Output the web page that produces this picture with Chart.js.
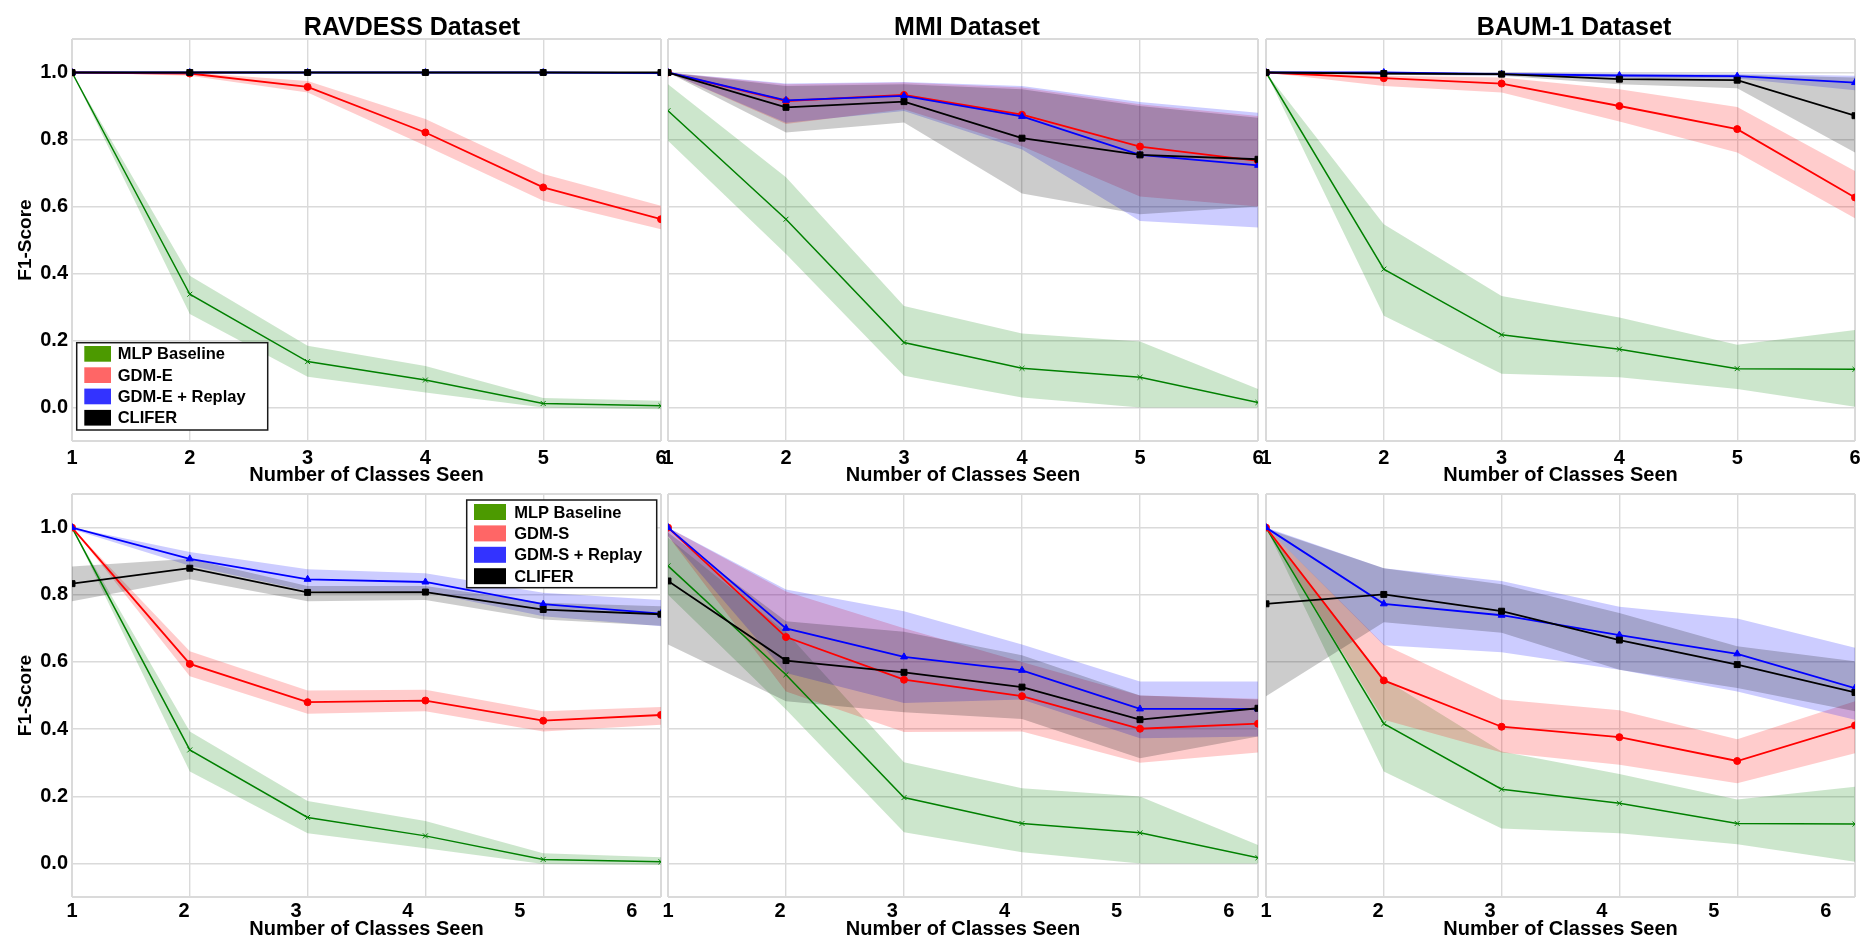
<!DOCTYPE html>
<html>
<head>
<meta charset="utf-8">
<script src="https://cdn.jsdelivr.net/npm/chart.js@4.4.1/dist/chart.umd.min.js"></script>
<style>
  html, body { margin: 0; padding: 0; background: #fff; overflow: hidden; width: 1861px; height: 940px; }
  canvas { position: absolute; }
</style>
</head>
<body>
<canvas id="p1"></canvas>
<canvas id="p2"></canvas>
<canvas id="p3"></canvas>
<canvas id="p4"></canvas>
<canvas id="p5"></canvas>
<canvas id="p6"></canvas>
<script>
// x values and y ticks
const classes = [1, 2, 3, 4, 5, 6];
const yTickValues = [0, 0.2, 0.4, 0.6, 0.8, 1.0];
const yEdges = [-0.1, 1.1];

// series order: MLP Baseline, GDM, GDM + Replay, CLIFER
const namesE = ['MLP Baseline', 'GDM-E', 'GDM-E + Replay', 'CLIFER'];
const namesS = ['MLP Baseline', 'GDM-S', 'GDM-S + Replay', 'CLIFER'];

// RAVDESS, episodic memory (top left)
const ravEMean = [
  [1.0, 0.338, 0.137, 0.082, 0.012, 0.005],
  [1.0, 0.997, 0.957, 0.821, 0.657, 0.562],
  [1.0, 1.0, 1.0, 1.0, 1.0, 0.998],
  [1.0, 1.0, 1.0, 1.0, 1.0, 1.0]
];
const ravELow = [
  [1.0, 0.279, 0.092, 0.045, 0.0, -0.005],
  [1.0, 0.99, 0.94, 0.781, 0.617, 0.532],
  [1.0, 0.998, 0.998, 0.998, 0.997, 0.995],
  [1.0, 1.0, 1.0, 1.0, 1.0, 1.0]
];
const ravEHigh = [
  [1.0, 0.393, 0.184, 0.124, 0.028, 0.02],
  [1.0, 1.0, 0.975, 0.861, 0.697, 0.602],
  [1.0, 1.0, 1.0, 1.0, 1.0, 1.0],
  [1.0, 1.0, 1.0, 1.0, 1.0, 1.0]
];

// MMI, episodic memory (top middle)
const mmiEMean = [
  [0.886, 0.562, 0.194, 0.117, 0.090, 0.015],
  [1.0, 0.915, 0.933, 0.874, 0.779, 0.736],
  [1.0, 0.917, 0.930, 0.869, 0.754, 0.723],
  [1.0, 0.896, 0.913, 0.804, 0.754, 0.741]
];
const mmiELow = [
  [0.796, 0.458, 0.095, 0.030, 0.0, 0.0],
  [1.0, 0.846, 0.89, 0.78, 0.63, 0.60],
  [1.0, 0.85, 0.885, 0.77, 0.557, 0.537],
  [1.0, 0.821, 0.851, 0.639, 0.577, 0.60]
];
const mmiEHigh = [
  [0.965, 0.687, 0.303, 0.221, 0.197, 0.055],
  [1.0, 0.965, 0.97, 0.955, 0.905, 0.87],
  [1.0, 0.967, 0.972, 0.96, 0.912, 0.88],
  [1.0, 0.96, 0.965, 0.95, 0.90, 0.865]
];

// BAUM-1, episodic memory (top right)
const baumEMean = [
  [1.0, 0.413, 0.217, 0.174, 0.116, 0.114],
  [1.0, 0.983, 0.967, 0.90, 0.831, 0.627],
  [1.0, 1.0, 0.995, 0.991, 0.989, 0.97],
  [1.0, 0.997, 0.995, 0.98, 0.977, 0.871]
];
const baumELow = [
  [1.0, 0.274, 0.101, 0.09, 0.055, 0.002],
  [1.0, 0.96, 0.94, 0.854, 0.761, 0.565],
  [1.0, 0.995, 0.99, 0.985, 0.982, 0.947],
  [1.0, 0.993, 0.99, 0.965, 0.953, 0.761]
];
const baumEHigh = [
  [1.0, 0.547, 0.333, 0.269, 0.187, 0.231],
  [1.0, 0.99, 0.985, 0.95, 0.897, 0.706],
  [1.0, 1.0, 1.0, 0.997, 0.996, 0.99],
  [1.0, 1.0, 0.998, 0.995, 0.993, 0.985]
];

// RAVDESS, semantic memory (bottom left)
const ravSMean = [
  [1.0, 0.338, 0.137, 0.082, 0.012, 0.005],
  [1.0, 0.594, 0.480, 0.485, 0.425, 0.442],
  [1.0, 0.907, 0.846, 0.838, 0.772, 0.744],
  [0.833, 0.879, 0.807, 0.808, 0.756, 0.742]
];
const ravSLow = [
  [1.0, 0.274, 0.09, 0.045, -0.002, -0.005],
  [1.0, 0.557, 0.446, 0.453, 0.393, 0.413],
  [0.995, 0.886, 0.811, 0.808, 0.736, 0.706],
  [0.781, 0.846, 0.781, 0.784, 0.726, 0.708]
];
const ravSHigh = [
  [1.0, 0.393, 0.186, 0.126, 0.03, 0.018],
  [1.0, 0.632, 0.515, 0.517, 0.453, 0.466],
  [1.0, 0.927, 0.876, 0.864, 0.806, 0.784],
  [0.884, 0.907, 0.826, 0.826, 0.776, 0.766]
];

// MMI, semantic memory (bottom middle)
const mmiSMean = [
  [0.886, 0.562, 0.196, 0.119, 0.091, 0.017],
  [1.0, 0.674, 0.547, 0.498, 0.401, 0.416],
  [1.0, 0.700, 0.615, 0.575, 0.46, 0.46],
  [0.841, 0.604, 0.569, 0.525, 0.428, 0.462]
];
const mmiSLow = [
  [0.80, 0.458, 0.093, 0.033, 0.0, 0.0],
  [0.975, 0.512, 0.391, 0.393, 0.30, 0.33],
  [0.975, 0.567, 0.478, 0.488, 0.373, 0.378],
  [0.652, 0.483, 0.45, 0.43, 0.313, 0.378]
];
const mmiSHigh = [
  [0.97, 0.689, 0.301, 0.224, 0.199, 0.055],
  [1.0, 0.81, 0.70, 0.60, 0.50, 0.49],
  [1.0, 0.816, 0.751, 0.652, 0.542, 0.542],
  [0.985, 0.721, 0.69, 0.62, 0.50, 0.488]
];

// BAUM-1, semantic memory (bottom right)
const baumSMean = [
  [1.0, 0.416, 0.221, 0.179, 0.119, 0.117],
  [1.0, 0.545, 0.407, 0.376, 0.305, 0.411],
  [1.0, 0.773, 0.739, 0.680, 0.624, 0.522],
  [0.773, 0.801, 0.751, 0.665, 0.592, 0.509]
];
const baumSLow = [
  [1.0, 0.274, 0.104, 0.09, 0.057, 0.005],
  [1.0, 0.428, 0.330, 0.294, 0.239, 0.328],
  [1.0, 0.65, 0.629, 0.577, 0.512, 0.428],
  [0.498, 0.718, 0.687, 0.577, 0.522, 0.453]
];
const baumSHigh = [
  [1.0, 0.55, 0.333, 0.266, 0.19, 0.228],
  [1.0, 0.652, 0.488, 0.456, 0.37, 0.483],
  [1.0, 0.879, 0.841, 0.764, 0.729, 0.642],
  [0.997, 0.879, 0.831, 0.746, 0.647, 0.602]
];

// styles
const lineColors = ['#008000', '#ff0000', '#0000ff', '#000000'];
const bandColors = ['rgba(0,128,0,0.2)', 'rgba(255,0,0,0.2)', 'rgba(0,0,255,0.2)', 'rgba(0,0,0,0.2)'];
const legendColors = ['#4c9a00', '#ff6666', '#3333ff', '#000000'];
const markers = ['crossRot', 'circle', 'triangle', 'rect'];
const markerSizes = [3.5, 3.5, 4, 4.2];
const lineWidths = [1.5, 1.8, 1.8, 1.8];
const gridColor = '#dadada';
const FONT = '"Liberation Sans", Arial, Helvetica, sans-serif';

Chart.defaults.font.family = FONT;
Chart.defaults.font.weight = 'bold';
Chart.defaults.color = '#000';

// panel title drawn above the plot box
const panelTitle = {
  id: 'panelTitle',
  afterDraw(chart, args, o) {
    if (!o || !o.text) return;
    const ctx = chart.ctx;
    ctx.save();
    ctx.font = 'bold 25px ' + FONT;
    ctx.fillStyle = '#000';
    ctx.textAlign = 'center';
    ctx.textBaseline = 'alphabetic';
    ctx.fillText(o.text, o.x, o.y);
    ctx.restore();
  }
};

// framed legend inside the plot box, as in the paper figure
const boxLegend = {
  id: 'boxLegend',
  afterDatasetsDraw(chart, args, o) {
    if (!o || !o.labels) return;
    const ctx = chart.ctx;
    ctx.save();
    ctx.fillStyle = '#fff';
    ctx.fillRect(o.x, o.y, o.w, o.h);
    ctx.lineWidth = 1.5;
    ctx.strokeStyle = '#1a1a1a';
    ctx.strokeRect(o.x, o.y, o.w, o.h);
    ctx.font = 'bold 16.5px ' + FONT;
    ctx.textBaseline = 'middle';
    ctx.textAlign = 'left';
    o.labels.forEach((label, i) => {
      const top = o.y + o.swatchTop + i * o.rowH;
      ctx.fillStyle = legendColors[i];
      ctx.fillRect(o.x + o.swatchLeft, top, o.swatchW, o.swatchH);
      ctx.fillStyle = '#000';
      ctx.fillText(label, o.x + o.textLeft, top + o.swatchH / 2 + 1);
    });
    ctx.restore();
  }
};

function toPoints(arr) {
  return arr.map((v, i) => ({ x: classes[i], y: v }));
}

function buildDatasets(mean, low, high) {
  const sets = [];
  mean.forEach((row, s) => {
    sets.push({
      data: toPoints(low[s]), borderWidth: 0, borderColor: 'transparent',
      pointRadius: 0, fill: false, order: 20 - s
    });
    sets.push({
      data: toPoints(high[s]), borderWidth: 0, borderColor: 'transparent',
      pointRadius: 0, backgroundColor: bandColors[s], fill: '-1', order: 20 - s
    });
  });
  mean.forEach((row, s) => {
    sets.push({
      data: toPoints(row),
      borderColor: lineColors[s],
      backgroundColor: lineColors[s],
      borderWidth: lineWidths[s],
      pointStyle: markers[s],
      pointRadius: markerSizes[s],
      pointBorderWidth: 1,
      pointBorderColor: lineColors[s],
      pointBackgroundColor: lineColors[s],
      fill: false,
      order: 4 - s
    });
  });
  return sets;
}

const edgeWidth = edges => c => edges.includes(c.tick.value) ? 2 : 1.4;

function yScale(showLabels) {
  return {
    type: 'linear', min: yEdges[0], max: yEdges[1],
    afterBuildTicks: s => { s.ticks = [yEdges[0], ...yTickValues, yEdges[1]].map(v => ({ value: v })); },
    ticks: {
      display: showLabels, autoSkip: false, padding: 4,
      font: { size: 20, lineHeight: 1 },
      callback: v => yTickValues.includes(v) ? v.toFixed(1) : ''
    },
    grid: { color: gridColor, lineWidth: edgeWidth(yEdges), drawTicks: false },
    border: { display: false },
    title: { display: showLabels, text: 'F1-Score', font: { size: 19, lineHeight: 1 }, padding: { top: 16.5, bottom: 0 } },
    afterFit: s => { s.width = showLabels ? 72 : 0; s.paddingTop = 0; s.paddingBottom = 0; }
  };
}

function xScales(row) {
  const base = {
    type: 'linear', min: classes[0], max: classes[classes.length - 1],
    afterBuildTicks: s => { s.ticks = classes.map(v => ({ value: v })); },
    grid: { color: gridColor, lineWidth: edgeWidth([classes[0], classes[classes.length - 1]]), drawTicks: false },
    border: { display: false }
  };
  const label = { display: true, text: 'Number of Classes Seen', font: { size: 20, lineHeight: 1 }, padding: 0 };
  if (row === 0) {
    return {
      x: Object.assign(base, {
        ticks: { autoSkip: false, maxRotation: 0, padding: 7, font: { size: 20, lineHeight: 1 }, callback: v => String(v) },
        title: label,
        afterFit: s => { s.height = 44; s.paddingLeft = 0; s.paddingRight = 0; }
      })
    };
  }
  // bottom row: tick labels are spread a little tighter than the grid
  return {
    x: Object.assign(base, {
      ticks: { display: false },
      afterFit: s => { s.height = 0; s.paddingLeft = 0; s.paddingRight = 0; }
    }),
    x2: {
      type: 'linear', position: 'bottom', min: 1, max: 6.26,
      afterBuildTicks: s => { s.ticks = classes.map(v => ({ value: v })); },
      ticks: { autoSkip: false, maxRotation: 0, padding: 4, font: { size: 20, lineHeight: 1 }, callback: v => String(v) },
      grid: { display: false, drawTicks: false },
      border: { display: false },
      title: label,
      afterFit: s => { s.height = 42; s.paddingLeft = 0; s.paddingRight = 0; }
    }
  };
}

const panels = [
  { id: 'p1', left: 0, top: 0, width: 680, height: 485, row: 0, yLabels: true,
    pad: { left: 0, right: 19, top: 39, bottom: 0 },
    title: 'RAVDESS Dataset', titleX: 412,
    mean: ravEMean, low: ravELow, high: ravEHigh,
    legend: { labels: namesE, x: 76.7, y: 342.7, w: 191, h: 87.3, swatchLeft: 7.6, swatchTop: 3.3, swatchW: 26.7, swatchH: 15.7, rowH: 21.3, textLeft: 41 } },
  { id: 'p2', left: 650, top: 0, width: 620, height: 485, row: 0, yLabels: false,
    pad: { left: 18, right: 12, top: 39, bottom: 0 },
    title: 'MMI Dataset', titleX: 967,
    mean: mmiEMean, low: mmiELow, high: mmiEHigh },
  { id: 'p3', left: 1248, top: 0, width: 620, height: 485, row: 0, yLabels: false,
    pad: { left: 18, right: 13, top: 39, bottom: 0 },
    title: 'BAUM-1 Dataset', titleX: 1574,
    mean: baumEMean, low: baumELow, high: baumEHigh },
  { id: 'p4', left: 0, top: 480, width: 680, height: 460, row: 1, yLabels: true,
    pad: { left: 0, right: 19, top: 14, bottom: 1 },
    mean: ravSMean, low: ravSLow, high: ravSHigh,
    legend: { labels: namesS, x: 466.7, y: 20, w: 190, h: 87.7, swatchLeft: 7.3, swatchTop: 4, swatchW: 32, swatchH: 16, rowH: 21.4, textLeft: 47.5 } },
  { id: 'p5', left: 650, top: 480, width: 620, height: 460, row: 1, yLabels: false,
    pad: { left: 18, right: 12, top: 14, bottom: 1 },
    mean: mmiSMean, low: mmiSLow, high: mmiSHigh },
  { id: 'p6', left: 1248, top: 480, width: 620, height: 460, row: 1, yLabels: false,
    pad: { left: 18, right: 13, top: 14, bottom: 1 },
    mean: baumSMean, low: baumSLow, high: baumSHigh }
];

panels.forEach(p => {
  const canvas = document.getElementById(p.id);
  canvas.width = p.width;
  canvas.height = p.height;
  canvas.style.left = p.left + 'px';
  canvas.style.top = p.top + 'px';

  const scales = xScales(p.row);
  scales.y = yScale(p.yLabels);

  new Chart(canvas.getContext('2d'), {
    type: 'line',
    data: { datasets: buildDatasets(p.mean, p.low, p.high) },
    options: {
      responsive: false,
      animation: false,
      devicePixelRatio: 1,
      events: [],
      layout: { padding: p.pad },
      scales: scales,
      plugins: {
        legend: { display: false },
        tooltip: { enabled: false },
        panelTitle: p.title ? { text: p.title, x: p.titleX - p.left, y: 35 } : false,
        boxLegend: p.legend ? p.legend : false
      }
    },
    plugins: [panelTitle, boxLegend]
  });
});
</script>
</body>
</html>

EXERCISE DIRECTIONS
Write out, word for word, the lines from the start of the data through the one holding "const yEdges = [-0.1, 1.1];". Omit pictures.

THE RESPONSE
Output the web page that produces this picture with Chart.js.
<!DOCTYPE html>
<html>
<head>
<meta charset="utf-8">
<script src="https://cdn.jsdelivr.net/npm/chart.js@4.4.1/dist/chart.umd.min.js"></script>
<style>
  html, body { margin: 0; padding: 0; background: #fff; overflow: hidden; width: 1861px; height: 940px; }
  canvas { position: absolute; }
</style>
</head>
<body>
<canvas id="p1"></canvas>
<canvas id="p2"></canvas>
<canvas id="p3"></canvas>
<canvas id="p4"></canvas>
<canvas id="p5"></canvas>
<canvas id="p6"></canvas>
<script>
// x values and y ticks
const classes = [1, 2, 3, 4, 5, 6];
const yTickValues = [0, 0.2, 0.4, 0.6, 0.8, 1.0];
const yEdges = [-0.1, 1.1];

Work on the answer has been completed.